Why the Army's $6 Billion Stryker Upgrade Can't Quite Figure Out What It Wants to Be
K. BrennanThe Stryker has always had an awkward résumé. Too heavy to be truly light. Too lightly armored to survive a peer-threat environment. Fast enough to get somewhere, but not always fast enough to leave. For two decades, the Army has been asking this eight-wheeled vehicle to be everything to everyone, and the $6 billion Stryker fleet upgrade now underway suggests nobody has fully resolved that tension.
Photo by Art Guzman on Pexels.
So what exactly is the Army buying?
The short version: the service wants to replace aging Stryker variants with updated platforms that carry better protection, improved lethality, and, this is the part that keeps getting complicated, a 30mm cannon on the Infantry Carrier Vehicle Dragoon (ICV-D) variant. That cannon upgrade has been in various stages of fielding since 2017. As of recent reports, only a fraction of planned vehicles have been converted, and the program has cycled through enough schedule revisions to make even seasoned program managers wince.
Here's what makes the Stryker's situation genuinely interesting, rather than just another procurement headache. The vehicle was designed in the early 2000s as a rapid-deployment asset, the Army wanted something that could fit inside a C-130 and get to a fight fast. It could not actually fit in a C-130 without removing armor, which rather defeats the purpose, but that is a separate story. The point is the design philosophy: speed and deployability over survivability.

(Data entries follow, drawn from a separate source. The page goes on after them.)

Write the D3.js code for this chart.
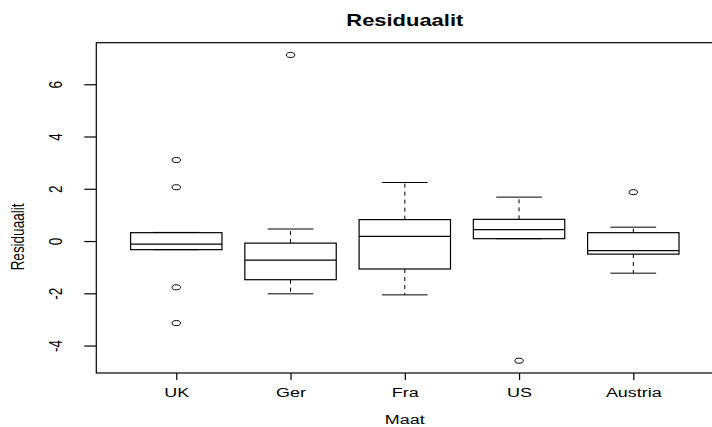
<!DOCTYPE html>
<html>
<head>
<meta charset="utf-8">
<script src="https://cdn.jsdelivr.net/npm/d3@7"></script>
<style>
  html, body { margin: 0; padding: 0; background: #fff; }
  svg { display: block; }
  text { font-family: "Liberation Sans", Arial, Helvetica, sans-serif; fill: #000; }
</style>
</head>
<body>
<svg id="chart" width="712" height="427"></svg>
<script>
// ---- data ----
const categories = ["UK", "Ger", "Fra", "US", "Austria"];
const whiskerLow  = [-0.33, -2.02, -2.06, 0.09, -1.23];
const q1          = [-0.33, -1.48, -1.07, 0.09, -0.50];
const medians     = [-0.12, -0.73,  0.18, 0.44, -0.37];
const q3          = [ 0.32, -0.08,  0.82, 0.83,  0.32];
const whiskerHigh = [ 0.33,  0.46,  2.24, 1.68,  0.53];
const outliers    = [[3.10, 2.06, -1.77, -3.14], [7.12], [], [-4.58], [1.87]];
const yTicks = [-4, -2, 0, 2, 4, 6];
const titleText = "Residuaalit";
const xLabel = "Maat";
const yLabel = "Residuaalit";

// ---- layout ----
const svg = d3.select("#chart");
const k = 1.33; // horizontal stretch of the reference picture
const x = d3.scaleLinear().domain([0.3, 5.7]).range([96.3, 713.3]);
const y = d3.scaleLinear().domain([-5.05, 7.59]).range([373, 42.7]);
const unit = x(1) - x(0);
const boxW = 0.8 * unit, stapleW = 0.4 * unit;

const g = svg.append("g");

const boxes = categories.map((c, i) => ({
  c, i: i + 1, lo: whiskerLow[i], q1: q1[i], med: medians[i], q3: q3[i], hi: whiskerHigh[i], out: outliers[i]
}));

// whiskers (dashed)
boxes.forEach(b => {
  const cx = x(b.i);
  g.append("line").attr("x1", cx).attr("x2", cx).attr("y1", y(b.q1)).attr("y2", y(b.lo))
    .attr("stroke", "#000").attr("stroke-width", 1).attr("stroke-dasharray", "4,4");
  g.append("line").attr("x1", cx).attr("x2", cx).attr("y1", y(b.q3)).attr("y2", y(b.hi))
    .attr("stroke", "#000").attr("stroke-width", 1).attr("stroke-dasharray", "4,4");
  // staples
  [b.lo, b.hi].forEach(v => {
    g.append("line").attr("x1", cx - stapleW / 2).attr("x2", cx + stapleW / 2)
      .attr("y1", y(v)).attr("y2", y(v)).attr("stroke", "#000").attr("stroke-width", 1);
  });
  // box
  g.append("rect").attr("x", cx - boxW / 2).attr("width", boxW)
    .attr("y", y(b.q3)).attr("height", y(b.q1) - y(b.q3))
    .attr("fill", "none").attr("stroke", "#000").attr("stroke-width", 1.2);
  // median
  g.append("line").attr("x1", cx - boxW / 2).attr("x2", cx + boxW / 2)
    .attr("y1", y(b.med)).attr("y2", y(b.med)).attr("stroke", "#000").attr("stroke-width", 1.2);
  // outliers
  b.out.forEach(v => {
    g.append("ellipse").attr("cx", cx).attr("cy", y(v)).attr("rx", 4.2).attr("ry", 2.5)
      .attr("fill", "none").attr("stroke", "#000").attr("stroke-width", 1);
  });
});

// plot frame
svg.append("rect").attr("x", x(0.3)).attr("y", y(7.59))
  .attr("width", x(5.7) - x(0.3)).attr("height", y(-5.05) - y(7.59))
  .attr("fill", "none").attr("stroke", "#000").attr("stroke-width", 1.2);

// x axis
const xAxis = svg.append("g").attr("transform", `translate(0,${y(-5.05)})`)
  .call(d3.axisBottom(x).tickValues([1, 2, 3, 4, 5]).tickFormat(d => categories[d - 1]).tickSize(7).tickSizeOuter(0));
xAxis.select(".domain").remove();
xAxis.selectAll(".tick line").attr("stroke", "#000").attr("stroke-width", 1.2);
xAxis.selectAll(".tick text")
  .attr("y", 0).attr("dy", 0)
  .attr("font-size", 13.5)
  .attr("transform", `translate(0,24) scale(${k},1)`);

// y axis
const yAxis = svg.append("g").attr("transform", `translate(${x(0.3)},0)`)
  .call(d3.axisLeft(y).tickValues(yTicks).tickFormat(d => d3.format("")(d).replace("−", "-")).tickSize(12).tickSizeOuter(0));
yAxis.select(".domain").remove();
yAxis.selectAll(".tick line").attr("stroke", "#000").attr("stroke-width", 1.2);
yAxis.selectAll(".tick text")
  .attr("x", 0).attr("dy", 0)
  .attr("text-anchor", "middle")
  .attr("font-size", 13.5)
  .attr("transform", `translate(-34,0) rotate(-90) scale(1,${k})`);

// title
svg.append("text").attr("text-anchor", "middle").attr("font-weight", "bold").attr("font-size", 16.5)
  .attr("transform", `translate(${(x(0.3) + x(5.7)) / 2},26) scale(${k},1)`).text(titleText);
// x label
svg.append("text").attr("text-anchor", "middle").attr("font-size", 13.5)
  .attr("transform", `translate(${(x(0.3) + x(5.7)) / 2},424) scale(${k},1)`).text(xLabel);
// y label
svg.append("text").attr("text-anchor", "middle").attr("font-size", 13.5)
  .attr("transform", `translate(24,237) rotate(-90) scale(1,${k})`).text(yLabel);
</script>
</body>
</html>
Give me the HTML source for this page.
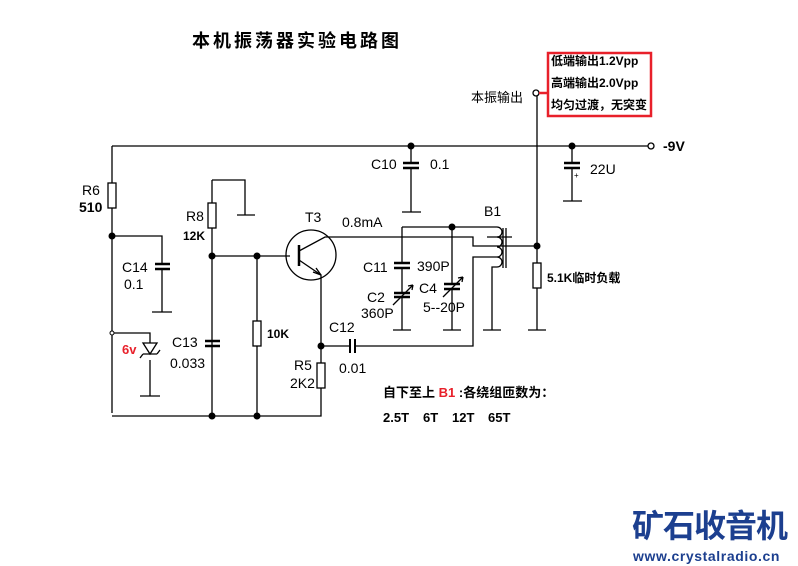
<!DOCTYPE html>
<html><head><meta charset="utf-8"><style>
body{margin:0;background:#fff;}
svg{display:block;font-family:"Liberation Sans","Noto Sans CJK SC",sans-serif;}
</style></head><body>
<svg width="798" height="566" viewBox="0 0 798 566" xmlns="http://www.w3.org/2000/svg">
<g stroke="#000" stroke-width="1.3" fill="none">
<path d="M112 146H648"/>
<circle cx="651" cy="146" r="3" fill="#fff"/>
<path d="M112 146V183M112 208V413"/>
<rect x="108" y="183" width="8" height="25" fill="#fff"/>
<path d="M112 236H162V264M162 269V312M152 312H172" />
<path d="M155 264H170M155 269H170" stroke-width="2.5"/>
<path d="M112 333H150V343M150 360V396M140 396H160"/>
<path d="M143 343H157L150 354Z"/>
<path d="M143 354H157M143 354L140 358M157 354L160 350"/>
<path d="M112 416H321V388"/>
<path d="M212 180H245V215M237 215H255M212 180V203M212 228V416"/>
<rect x="208" y="203" width="8" height="25" fill="#fff"/>
<path d="M212 256H290"/>
<path d="M205 341H220M205 346H220" stroke-width="2.5"/>
<path d="M257 256V321M257 346V416"/>
<rect x="253" y="321" width="8" height="25" fill="#fff"/>
<circle cx="311" cy="255" r="25"/>
<path d="M299 245V266" stroke-width="2.5"/>
<path d="M299 251L325 237H473V246H497M299 260L321 275V363"/>
<path d="M321 275L313 272M321 275L316 268"/>
<path d="M321 346H350M355 346H473V257H497"/>
<path d="M350 339V353M355 339V353" stroke-width="2"/>
<rect x="317" y="363" width="8" height="25" fill="#fff"/>
<path d="M411 146V163M411 168V212M402 212H421"/>
<path d="M403 163H419M403 168H419" stroke-width="2.5"/>
<path d="M572 146V163M572 168V201M563 201H582"/>
<path d="M564 163H580M564 168H580" stroke-width="2.5"/>
<path d="M402 227H497M402 227V263M402 268V293M402 297V330M393 330H411"/>
<path d="M394 263H410M394 268H410M394 293H410M394 297H410" stroke-width="2.5"/>
<path d="M393 305L413 285M413 285L408 286M413 285L412 290"/>
<path d="M452 227V284M452 289V330M443 330H461"/>
<path d="M444 284H460M444 289H460" stroke-width="2.5"/>
<path d="M443 297L463 277M463 277L458 278M463 277L462 282"/>
<path d="M497 227 a4 4 0 0 1 0 10 a4 4 0 0 1 0 10 a4 4 0 0 1 0 10 a4 4 0 0 1 0 10 M497 267H492V330M483 330H501"/>
<path d="M503 228V268M506 228V268"/>
<path d="M487 237H512"/>
<path d="M497 246H537M537 93V263M537 288V330M528 330H546"/>
<rect x="533" y="263" width="8" height="25" fill="#fff"/>
<circle cx="536" cy="93" r="3" fill="#fff"/>
</g>
<path d="M539 93H549" stroke="#e8202a" stroke-width="2.5"/>
<rect x="548" y="53" width="103" height="63" fill="none" stroke="#e8202a" stroke-width="2.5"/>
<g fill="#000">
<circle cx="112" cy="236" r="3.5"/><circle cx="212" cy="256" r="3.5"/><circle cx="257" cy="256" r="3.5"/>
<circle cx="212" cy="416" r="3.5"/><circle cx="257" cy="416" r="3.5"/><circle cx="321" cy="346" r="3.5"/>
<circle cx="411" cy="146" r="3.5"/><circle cx="572" cy="146" r="3.5"/><circle cx="452" cy="227" r="3.5"/>
<circle cx="537" cy="246" r="3.5"/>
</g>
<circle cx="112" cy="333" r="2" fill="#fff" stroke="#000"/>
<g font-size="14" fill="#000">
<text x="82" y="195">R6</text>
<text x="79" y="212" font-weight="bold">510</text>
<text x="186" y="221">R8</text>
<text x="183" y="240" font-size="12" font-weight="bold">12K</text>
<text x="122" y="272">C14</text>
<text x="124" y="289">0.1</text>
<text x="122" y="354" fill="#e8202a" font-weight="bold" font-size="13">6v</text>
<text x="172" y="347">C13</text>
<text x="170" y="368">0.033</text>
<text x="267" y="338" font-size="12" font-weight="bold">10K</text>
<text x="305" y="222">T3</text>
<text x="342" y="227">0.8mA</text>
<text x="329" y="332">C12</text>
<text x="339" y="373">0.01</text>
<text x="294" y="370">R5</text>
<text x="290" y="388">2K2</text>
<text x="371" y="169">C10</text>
<text x="430" y="169">0.1</text>
<text x="590" y="174">22U</text>
<text x="574" y="178" font-size="8">+</text>
<text x="484" y="216">B1</text>
<text x="363" y="272">C11</text>
<text x="417" y="271">390P</text>
<text x="367" y="302">C2</text>
<text x="361" y="318">360P</text>
<text x="419" y="293">C4</text>
<text x="423" y="312">5--20P</text>
<text x="547" y="282" font-size="12" font-weight="bold">5.1K临时负载</text>
<text x="663" y="151" font-weight="bold">-9V</text>
<text x="471" y="102" font-size="13">本振输出</text>
<text x="551" y="65" font-size="12" font-weight="bold">低端输出1.2Vpp</text>
<text x="551" y="87" font-size="12" font-weight="bold">高端输出2.0Vpp</text>
<text x="551" y="109" font-size="12" font-weight="bold">均匀过渡，无突变</text>
<text x="383" y="397" font-size="13" font-weight="bold">自下至上 <tspan fill="#e8202a">B1</tspan> :各绕组匝数为：</text>
<text y="422" font-size="13" font-weight="bold"><tspan x="383">2.5T</tspan><tspan x="423">6T</tspan><tspan x="452">12T</tspan><tspan x="488">65T</tspan></text>
</g>
<text x="192" y="47" font-size="18" font-weight="bold" letter-spacing="3">本机振荡器实验电路图</text>
<text x="632" y="537" font-size="32" font-weight="bold" fill="#1c3f8f" letter-spacing="-1">矿石收音机</text>
<text x="633" y="561" font-size="14" font-weight="bold" fill="#1c3f8f" letter-spacing="0.6">www.crystalradio.cn</text>
</svg>
</body></html>
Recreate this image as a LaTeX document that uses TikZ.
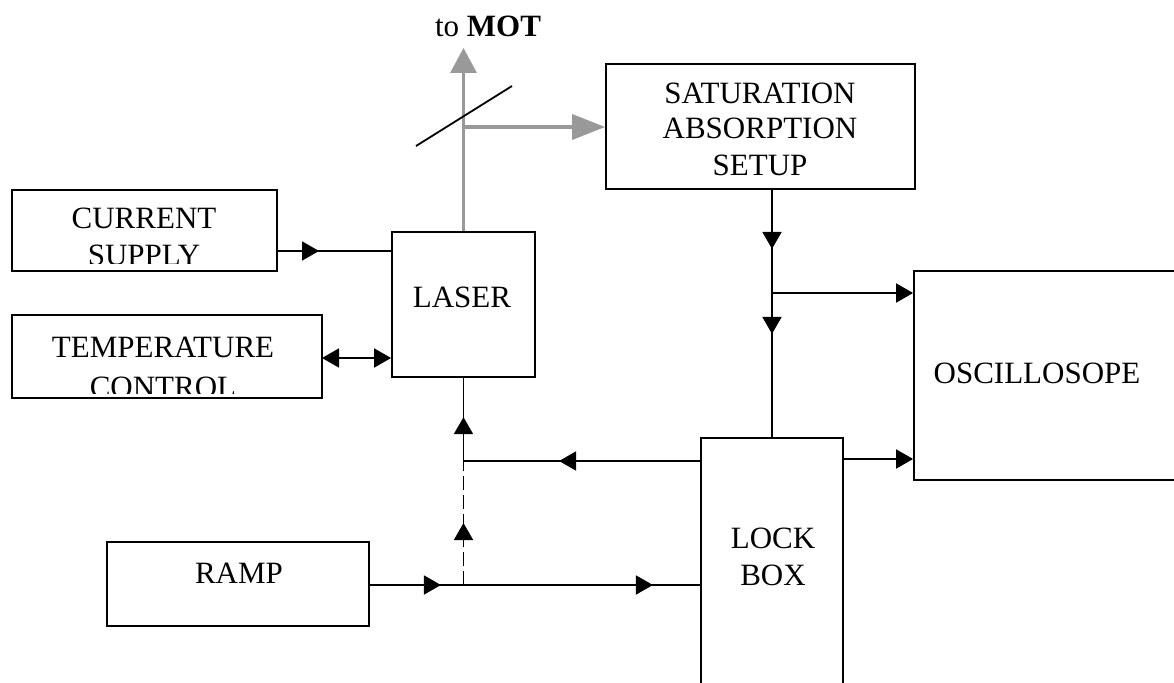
\documentclass[tikz,border=0pt]{standalone}
\usepackage{fontspec}
\setmainfont{Liberation Serif}
\usetikzlibrary{arrows.meta,decorations.markings}
\tikzset{
  tri/.tip={Triangle[length=17pt,width=19pt]},
  box/.style={draw, line width=1.8pt, inner sep=0pt, rectangle},
  conn/.style={line width=1.8pt},
  marks/.style={postaction={decorate}, decoration={markings,#1}},
  beam/.style={draw=black!40, line width=3.5pt},
  lbl/.style={anchor=base, inner sep=0pt, font=\fontsize{31}{37}\selectfont},
}
\begin{document}
\begin{tikzpicture}[x=1pt,y=-1pt]
\clip (0,0) rectangle (1174,682);
\fill[white] (0,0) rectangle (1174,682);

% boxes
\node[box, minimum width=265pt, minimum height=81pt] (cs) at (144.5,230.5) {};
\node[box, minimum width=310pt, minimum height=83pt] (tc) at (167,356.5) {};
\node[box, minimum width=143pt, minimum height=145pt] (laser) at (463.5,304.5) {};
\node[box, minimum width=309pt, minimum height=125pt] (sat) at (760.5,126.5) {};
\node[box, minimum width=262pt, minimum height=84pt] (ramp) at (238,584) {};
\node[box, minimum width=142pt, minimum height=262pt] (lock) at (772,569) {};
\node[box, minimum width=276pt, minimum height=209pt] (osc) at (1052,375.5) {};

% labels
\begin{scope}
\clip (12,190) rectangle (277,263);
\node[lbl] (csA) at (144,228) {CURRENT};
\node[lbl] (csB) at (144,265) {SUPPLY};
\end{scope}
\begin{scope}
\clip (12,315) rectangle (322,393);
\node[lbl] (tcA) at (163,357) {TEMPERATURE};
\node[lbl] (tcB) at (163,397) {CONTROL};
\end{scope}
\node[lbl] (laserL) at (462,307) {LASER};
\node[lbl] (satA) at (760,103) {SATURATION};
\node[lbl] (satB) at (760,139) {ABSORPTION};
\node[lbl] (satC) at (760,175) {SETUP};
\node[lbl] (rampL) at (239,583) {RAMP};
\node[lbl] (lockA) at (773,548) {LOCK};
\node[lbl] (lockB) at (773,585) {BOX};
\node[lbl] (oscL) at (1037,383) {OSCILLOSOPE};
\node[lbl] (mot) at (488,37) {to \textbf{MOT}};

% helper coordinates
\coordinate (csout) at (277,251);
\coordinate (tcout) at (322,358);
\coordinate (fb) at (463.5,461);
\coordinate (rj) at (463.5,585);
\coordinate (br) at (772,293);
\coordinate (lo) at (843,459);
\coordinate (motend) at (463.5,48);
\coordinate (bs) at (463.5,127);
\coordinate (bsA) at (416,146);
\coordinate (bsB) at (512,86);

% beam
\draw[beam, -{Triangle[length=25pt,width=26pt]}] (laser.north) -- (motend);
\draw[beam, -{Triangle[length=33pt,width=25pt]}] (bs) -- (sat.west |- bs);
\draw[line width=1.8pt] (bsA) -- (bsB);

% connectors
\draw[conn, marks={mark=at position 42pt with {\arrow{tri}}}] (csout) -- (csout -| laser.west);
\draw[conn, tri-tri] (tcout) -- (tcout -| laser.west);
\draw[conn, marks={mark=at position 141pt with {\arrow{tri}}, mark=at position 280.5pt with {\arrow{tri}}}]
  (lock.west |- fb) -- (fb) -- (laser.south);
\draw[conn, dash pattern=on 14pt off 5pt, marks={mark=at position 62pt with {\arrow{tri}}}] (rj) -- (fb);
\draw[conn, marks={mark=at position 71pt with {\arrow{tri}}, mark=at position 283pt with {\arrow{tri}}}]
  (ramp.east |- rj) -- (lock.west |- rj);
\draw[conn, marks={mark=at position 59pt with {\arrow{tri}}, mark=at position 144pt with {\arrow{tri}}}]
  (lock.north |- sat.south) -- (lock.north);
\draw[conn, -tri] (br) -- (osc.west |- br);
\draw[conn, -tri] (lo) -- (osc.west |- lo);
\end{tikzpicture}
\end{document}
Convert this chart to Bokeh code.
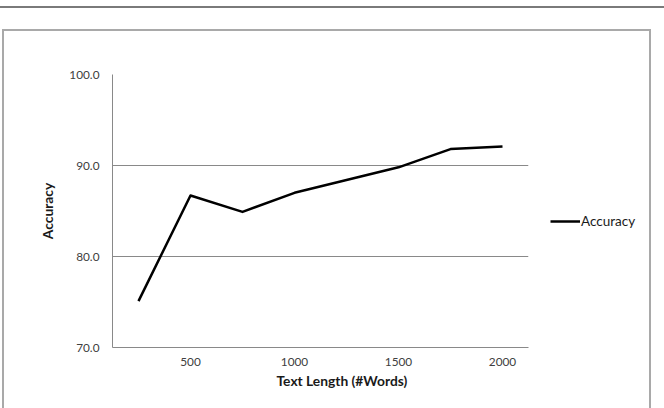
from bokeh.plotting import figure
from bokeh.layouts import row
from bokeh.models import (Legend, LegendItem, FixedTicker, Range1d,
                          PrintfTickFormatter, Title)
from bokeh.embed import file_html
from bokeh.resources import INLINE

# data
words = [250, 500, 750, 1000, 1250, 1500, 1750, 2000]
accuracy = [75.1, 86.7, 84.9, 87.0, 88.4, 89.8, 91.8, 92.1]
x_ticks = [500, 1000, 1500, 2000]
y_ticks = [70, 80, 90, 100]
series_name = "Accuracy"
x_title = "Text Length (#Words)"
y_title = "Accuracy"

FONT = "Lato"

# page decorations (top rule + outer chart frame) drawn as CSS background
deco_styles = {
    "background-color": "white",
    "background-image": ("linear-gradient(#7a7a7a,#7a7a7a), linear-gradient(#a9a9a9,#a9a9a9), "
                         "linear-gradient(#a9a9a9,#a9a9a9), linear-gradient(#a9a9a9,#a9a9a9)"),
    "background-position": "0px 6px, 2px 29px, 2px 29px, 649px 29px",
    "background-size": "664px 2px, 649px 2px, 2px 400px, 2px 400px",
    "background-repeat": "no-repeat",
}

p = figure(width=540, height=408, output_backend="svg", toolbar_location=None,
           x_range=Range1d(125, 2125), y_range=Range1d(70, 100),
           min_border_left=112, min_border_right=12, min_border_top=74,
           min_border_bottom=61, background_fill_color="white",
           border_fill_alpha=0, outline_line_color=None)

r = p.line(words, accuracy, line_color="black", line_width=2.5, line_join="round")

# axes
for ax in (p.xaxis[0], p.yaxis[0]):
    ax.axis_line_color = "#898989"
    ax.axis_line_width = 1
    ax.major_tick_line_color = None
    ax.minor_tick_line_color = None
    ax.major_tick_out = 0
    ax.major_tick_in = 0
    ax.major_label_text_font = FONT
    ax.major_label_text_font_size = "11.8px"
    ax.major_label_text_color = "#404040"

p.xaxis.ticker = FixedTicker(ticks=x_ticks)
p.yaxis.ticker = FixedTicker(ticks=y_ticks)
p.yaxis.formatter = PrintfTickFormatter(format="%.1f")
p.xaxis.major_label_standoff = 10
p.yaxis.major_label_standoff = 13

p.yaxis.axis_label = y_title
p.yaxis.axis_label_text_font = FONT
p.yaxis.axis_label_text_font_style = "bold"
p.yaxis.axis_label_text_font_size = "13.8px"
p.yaxis.axis_label_text_color = "#1a1a1a"
p.yaxis.axis_label_standoff = 10

p.add_layout(Title(text=x_title, align="left", offset=164, text_font=FONT,
                   text_font_style="bold", text_font_size="13.8px",
                   text_color="#1a1a1a", standoff=3), "below")

p.xgrid.grid_line_color = None
p.ygrid.grid_line_color = "#898989"
p.ygrid.grid_line_width = 1

# legend panel (separate transparent figure to the right of the plot area)
pl = figure(width=124, height=408, output_backend="svg", toolbar_location=None,
            x_range=Range1d(0, 1), y_range=Range1d(0, 1),
            x_axis_type=None, y_axis_type=None, min_border=0,
            background_fill_alpha=0, border_fill_alpha=0, outline_line_color=None)
pl.xgrid.visible = False
pl.ygrid.visible = False
rl = pl.line(words, accuracy, line_color="black", line_width=2.5)

legend = Legend(items=[LegendItem(label=series_name, renderers=[rl])],
                location=(10, 118), glyph_width=30, glyph_height=14,
                label_height=14, label_standoff=1, padding=0, margin=0,
                border_line_color=None, background_fill_alpha=0,
                label_text_font=FONT, label_text_font_size="13.5px",
                label_text_color="#1a1a1a")
pl.add_layout(legend, "center")

layout = row(p, pl, spacing=0, styles=deco_styles)

open("out.html", "w").write(file_html(layout, INLINE))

Then came Iraq. Then Syria. Then the realization that near-peer competitors, Russia, specifically, field infantry fighting vehicles with heavier weapons and substantially more armor than anything in the Stryker's current lineup. Suddenly the Army needed the Stryker to do things it was never really built to do.
What followed was the classic Pentagon response: upgrade it. Then upgrade the upgrade.
The Double V-Hull (DVH) modification came first, adding blast protection after IED losses in Iraq. Then active protection systems entered the conversation. Then the 30mm cannon. Each addition stacked weight onto a vehicle whose original selling point was being light enough to move quickly. A base Stryker ran around 19 tons. Current upgraded variants are pushing past 30 tons in some configurations. The C-130 was not consulted about its feelings on this development.
To be fair, the 30mm cannon is a legitimate capability jump. The previous 12.7mm machine gun and Mk19 grenade launcher were adequate against lightly armed opponents, not against the armored vehicles Russia has been fielding in Ukraine, where Stryker-analogues have taken serious punishment. Adding a cannon that can engage light armor at range matters. The question is whether bolting increasingly heavy systems onto a platform that was never designed for them produces something coherent, or just produces something expensive.
The upgrade pipeline looks roughly like this:
graph TD
A[Legacy Stryker ICV] --> B(DVH Blast Protection Added)
B --> C[30mm Cannon Integration]
C --> D{Weight & Mobility Trade-off}
D --> E[Retained Wheeled Speed]
D --> F[Reduced C-130 Compatibility]
C --> G(Active Protection System Testing)
G --> D
Notice the loop. Protection upgrades drive weight. Weight undermines the mobility case. Mobility was the original justification for the platform. So the Army keeps trying to buy back what the upgrades cost, without replacing the vehicle entirely.
Replacing the vehicle entirely, of course, would mean the Optionally Manned Fighting Vehicle program, which has its own troubled history and is trying to field something by the 2030s. So for now, Stryker upgrades continue.
None of this makes the Stryker a bad vehicle. Soldiers who have operated it generally respect its reliability, its situational awareness setup, and its ability to move infantry quickly across operational distances. Those qualities are real. But $6 billion is a substantial commitment to a platform that the Army simultaneously acknowledges may not survive in a high-intensity conflict against a sophisticated adversary, which is ostensibly the threat the entire modernization effort is supposed to address.
Somewhere in a Pentagon conference room, there is almost certainly a briefing slide explaining how the upgraded Stryker fills a critical capability gap while the next-generation vehicle matures. That slide is probably not wrong. It is also not quite satisfying.
The Stryker will keep getting upgraded. The identity question will keep getting deferred. And the Army will keep spending money to make a rapid-deployment vehicle heavier, better armed, and harder to rapidly deploy, because the alternative is admitting it needs something different, and that conversation is expensive in ways that have nothing to do with the defense budget.